:: Provided entries ::
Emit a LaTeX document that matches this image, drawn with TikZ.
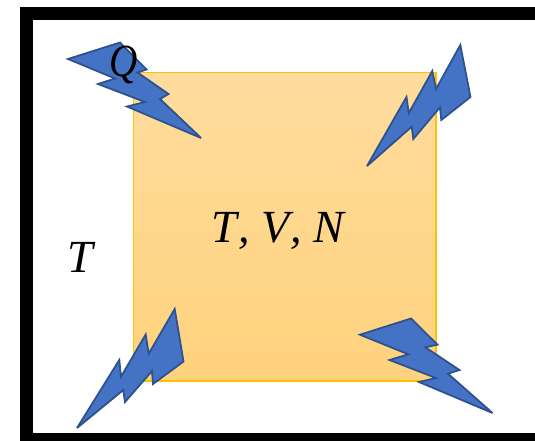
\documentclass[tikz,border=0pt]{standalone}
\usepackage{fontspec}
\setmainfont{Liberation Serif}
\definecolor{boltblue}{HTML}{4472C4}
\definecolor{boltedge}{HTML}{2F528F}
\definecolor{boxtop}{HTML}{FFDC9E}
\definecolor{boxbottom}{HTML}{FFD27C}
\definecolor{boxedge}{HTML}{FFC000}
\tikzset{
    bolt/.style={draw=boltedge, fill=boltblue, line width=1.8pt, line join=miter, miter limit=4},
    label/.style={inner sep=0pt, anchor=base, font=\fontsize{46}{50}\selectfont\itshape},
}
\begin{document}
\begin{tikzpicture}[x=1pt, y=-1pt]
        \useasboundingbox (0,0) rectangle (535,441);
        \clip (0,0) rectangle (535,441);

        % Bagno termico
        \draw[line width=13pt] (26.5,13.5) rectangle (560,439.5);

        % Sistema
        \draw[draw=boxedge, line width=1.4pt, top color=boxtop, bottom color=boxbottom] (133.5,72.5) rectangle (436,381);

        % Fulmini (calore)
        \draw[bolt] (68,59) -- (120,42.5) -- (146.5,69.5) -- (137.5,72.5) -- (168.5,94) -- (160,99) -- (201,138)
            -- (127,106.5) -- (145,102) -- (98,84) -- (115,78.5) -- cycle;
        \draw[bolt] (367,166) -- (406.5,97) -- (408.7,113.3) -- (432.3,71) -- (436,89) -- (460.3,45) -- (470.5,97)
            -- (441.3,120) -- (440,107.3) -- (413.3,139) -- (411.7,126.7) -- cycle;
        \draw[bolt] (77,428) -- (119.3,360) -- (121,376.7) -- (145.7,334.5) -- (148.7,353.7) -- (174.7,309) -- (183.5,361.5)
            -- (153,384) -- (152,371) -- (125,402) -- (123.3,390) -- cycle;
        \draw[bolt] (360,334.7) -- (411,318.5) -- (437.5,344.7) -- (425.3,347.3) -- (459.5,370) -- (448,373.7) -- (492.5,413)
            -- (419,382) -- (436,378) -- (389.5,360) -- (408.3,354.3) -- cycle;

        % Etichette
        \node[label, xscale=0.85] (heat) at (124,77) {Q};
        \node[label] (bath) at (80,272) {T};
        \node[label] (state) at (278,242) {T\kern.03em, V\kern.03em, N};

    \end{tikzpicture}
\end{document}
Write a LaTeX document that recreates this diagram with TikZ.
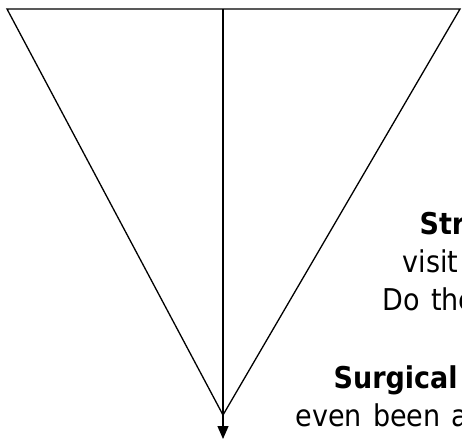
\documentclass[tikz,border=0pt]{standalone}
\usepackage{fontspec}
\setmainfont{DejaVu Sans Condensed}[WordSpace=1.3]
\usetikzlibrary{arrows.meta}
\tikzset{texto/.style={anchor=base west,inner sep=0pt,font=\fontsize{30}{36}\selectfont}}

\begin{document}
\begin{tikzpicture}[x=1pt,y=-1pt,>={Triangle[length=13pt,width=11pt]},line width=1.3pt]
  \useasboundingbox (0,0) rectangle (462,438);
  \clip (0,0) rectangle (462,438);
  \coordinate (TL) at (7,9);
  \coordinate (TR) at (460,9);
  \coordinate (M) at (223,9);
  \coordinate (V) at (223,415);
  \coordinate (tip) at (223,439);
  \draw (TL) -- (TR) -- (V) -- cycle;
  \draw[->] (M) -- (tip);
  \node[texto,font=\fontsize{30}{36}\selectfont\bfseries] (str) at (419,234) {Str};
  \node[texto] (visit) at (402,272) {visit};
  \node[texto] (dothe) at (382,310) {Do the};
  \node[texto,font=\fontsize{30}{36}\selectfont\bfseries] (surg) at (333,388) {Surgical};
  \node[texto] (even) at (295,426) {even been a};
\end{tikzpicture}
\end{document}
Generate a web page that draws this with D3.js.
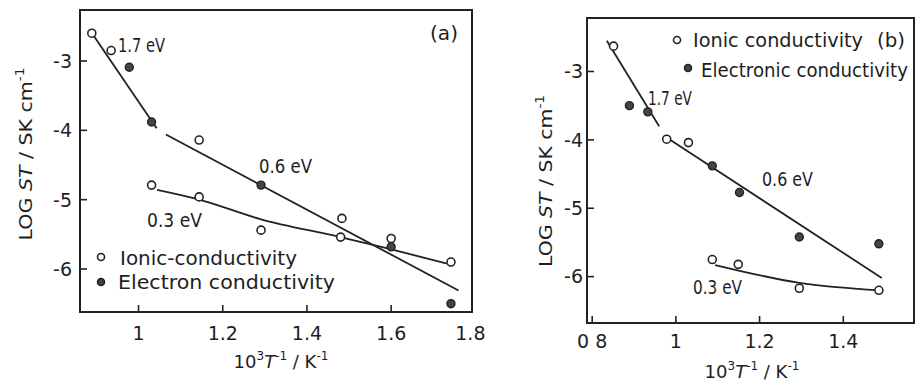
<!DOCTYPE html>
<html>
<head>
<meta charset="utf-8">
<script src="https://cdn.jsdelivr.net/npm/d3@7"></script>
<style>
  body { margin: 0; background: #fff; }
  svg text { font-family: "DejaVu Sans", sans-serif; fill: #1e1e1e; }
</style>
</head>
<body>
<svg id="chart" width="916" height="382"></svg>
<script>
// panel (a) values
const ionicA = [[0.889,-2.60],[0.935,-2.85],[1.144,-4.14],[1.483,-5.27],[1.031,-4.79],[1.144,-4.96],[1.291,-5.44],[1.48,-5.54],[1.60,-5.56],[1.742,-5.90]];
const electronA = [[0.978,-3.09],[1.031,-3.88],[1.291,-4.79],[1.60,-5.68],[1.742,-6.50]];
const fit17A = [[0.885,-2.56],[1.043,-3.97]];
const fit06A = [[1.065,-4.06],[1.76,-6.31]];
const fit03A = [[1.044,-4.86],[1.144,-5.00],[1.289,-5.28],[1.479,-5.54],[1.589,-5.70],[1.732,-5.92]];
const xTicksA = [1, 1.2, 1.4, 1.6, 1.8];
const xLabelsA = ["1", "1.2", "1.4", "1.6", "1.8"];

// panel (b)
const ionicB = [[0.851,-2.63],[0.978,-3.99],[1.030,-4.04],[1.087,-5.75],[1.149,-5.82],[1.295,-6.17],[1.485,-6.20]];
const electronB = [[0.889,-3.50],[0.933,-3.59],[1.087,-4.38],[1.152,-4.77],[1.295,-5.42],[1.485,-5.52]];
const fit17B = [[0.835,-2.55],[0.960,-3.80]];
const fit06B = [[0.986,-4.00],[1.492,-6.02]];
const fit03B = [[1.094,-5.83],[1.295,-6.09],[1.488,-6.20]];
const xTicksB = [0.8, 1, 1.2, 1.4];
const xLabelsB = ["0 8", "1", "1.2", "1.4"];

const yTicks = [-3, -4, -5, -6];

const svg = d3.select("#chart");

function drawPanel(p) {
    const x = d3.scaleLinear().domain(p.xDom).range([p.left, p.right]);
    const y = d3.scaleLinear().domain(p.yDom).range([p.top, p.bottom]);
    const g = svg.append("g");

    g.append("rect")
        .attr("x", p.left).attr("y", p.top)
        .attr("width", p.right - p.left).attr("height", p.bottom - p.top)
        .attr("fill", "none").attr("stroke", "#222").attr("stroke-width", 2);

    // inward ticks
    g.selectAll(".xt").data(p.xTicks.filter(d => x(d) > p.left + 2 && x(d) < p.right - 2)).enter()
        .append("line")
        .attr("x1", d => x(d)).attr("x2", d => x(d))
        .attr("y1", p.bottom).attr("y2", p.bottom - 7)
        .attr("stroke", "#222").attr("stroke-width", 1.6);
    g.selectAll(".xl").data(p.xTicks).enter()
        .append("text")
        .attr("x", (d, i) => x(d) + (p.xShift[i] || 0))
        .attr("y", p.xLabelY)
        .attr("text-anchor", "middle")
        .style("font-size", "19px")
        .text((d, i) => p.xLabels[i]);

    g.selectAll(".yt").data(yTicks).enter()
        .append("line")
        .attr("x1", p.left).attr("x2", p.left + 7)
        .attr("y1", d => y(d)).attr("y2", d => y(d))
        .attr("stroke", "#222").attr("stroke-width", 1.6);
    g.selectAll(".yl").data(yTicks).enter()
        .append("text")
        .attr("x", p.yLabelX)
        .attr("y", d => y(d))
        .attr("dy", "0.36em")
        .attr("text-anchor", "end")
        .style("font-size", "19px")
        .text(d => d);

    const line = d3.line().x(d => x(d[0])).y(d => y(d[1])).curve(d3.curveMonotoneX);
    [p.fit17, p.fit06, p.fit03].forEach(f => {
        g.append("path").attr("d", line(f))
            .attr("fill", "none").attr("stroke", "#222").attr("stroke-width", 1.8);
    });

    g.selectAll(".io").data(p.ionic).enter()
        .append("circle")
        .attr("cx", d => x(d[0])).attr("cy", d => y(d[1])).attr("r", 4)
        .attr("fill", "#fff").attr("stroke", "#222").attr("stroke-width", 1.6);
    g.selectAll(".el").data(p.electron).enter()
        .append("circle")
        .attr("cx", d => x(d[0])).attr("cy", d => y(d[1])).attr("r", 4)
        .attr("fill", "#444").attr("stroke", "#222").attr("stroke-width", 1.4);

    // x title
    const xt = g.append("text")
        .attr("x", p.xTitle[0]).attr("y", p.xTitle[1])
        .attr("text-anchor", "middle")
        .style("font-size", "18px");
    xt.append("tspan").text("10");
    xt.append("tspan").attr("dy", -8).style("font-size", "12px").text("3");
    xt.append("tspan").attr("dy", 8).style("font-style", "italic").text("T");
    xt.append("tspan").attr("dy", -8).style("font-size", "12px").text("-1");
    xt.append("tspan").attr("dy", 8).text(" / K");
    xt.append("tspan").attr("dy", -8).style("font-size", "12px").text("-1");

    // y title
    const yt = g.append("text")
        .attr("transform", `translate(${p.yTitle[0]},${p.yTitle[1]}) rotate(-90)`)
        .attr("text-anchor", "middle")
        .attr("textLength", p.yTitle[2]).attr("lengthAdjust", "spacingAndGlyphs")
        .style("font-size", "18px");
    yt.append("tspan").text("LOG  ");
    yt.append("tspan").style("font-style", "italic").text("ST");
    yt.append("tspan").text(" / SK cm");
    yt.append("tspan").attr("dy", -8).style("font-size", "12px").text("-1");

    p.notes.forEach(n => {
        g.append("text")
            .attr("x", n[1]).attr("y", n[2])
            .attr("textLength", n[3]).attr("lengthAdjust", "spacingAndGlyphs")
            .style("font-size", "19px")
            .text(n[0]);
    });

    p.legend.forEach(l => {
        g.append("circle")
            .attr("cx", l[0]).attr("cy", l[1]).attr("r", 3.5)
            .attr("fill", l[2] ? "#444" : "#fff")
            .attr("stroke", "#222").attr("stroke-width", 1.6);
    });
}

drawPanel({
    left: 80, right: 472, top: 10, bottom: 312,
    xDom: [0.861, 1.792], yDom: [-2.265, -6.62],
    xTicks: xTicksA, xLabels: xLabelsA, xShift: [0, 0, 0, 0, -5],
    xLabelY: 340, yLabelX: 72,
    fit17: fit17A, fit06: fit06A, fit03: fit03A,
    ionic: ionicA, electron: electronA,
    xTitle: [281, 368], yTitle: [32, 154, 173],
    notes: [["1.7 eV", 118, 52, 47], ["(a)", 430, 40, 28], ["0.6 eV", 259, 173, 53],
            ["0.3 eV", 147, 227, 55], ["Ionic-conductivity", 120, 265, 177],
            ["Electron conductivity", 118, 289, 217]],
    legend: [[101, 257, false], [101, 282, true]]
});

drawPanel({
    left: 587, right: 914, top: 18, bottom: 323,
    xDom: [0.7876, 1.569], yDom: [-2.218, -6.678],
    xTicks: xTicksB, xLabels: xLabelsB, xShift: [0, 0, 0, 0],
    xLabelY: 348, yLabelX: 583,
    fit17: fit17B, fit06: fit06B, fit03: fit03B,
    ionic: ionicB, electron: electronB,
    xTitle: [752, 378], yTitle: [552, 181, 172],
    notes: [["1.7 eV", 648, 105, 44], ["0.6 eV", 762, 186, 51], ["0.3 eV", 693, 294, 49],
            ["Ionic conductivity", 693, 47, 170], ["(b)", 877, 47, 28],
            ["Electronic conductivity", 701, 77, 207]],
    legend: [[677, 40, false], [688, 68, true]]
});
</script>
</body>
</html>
:::
Given instruction
Give the number of lines that hold the word "LaTeX" in these records, with nothing added.

Response to the task
2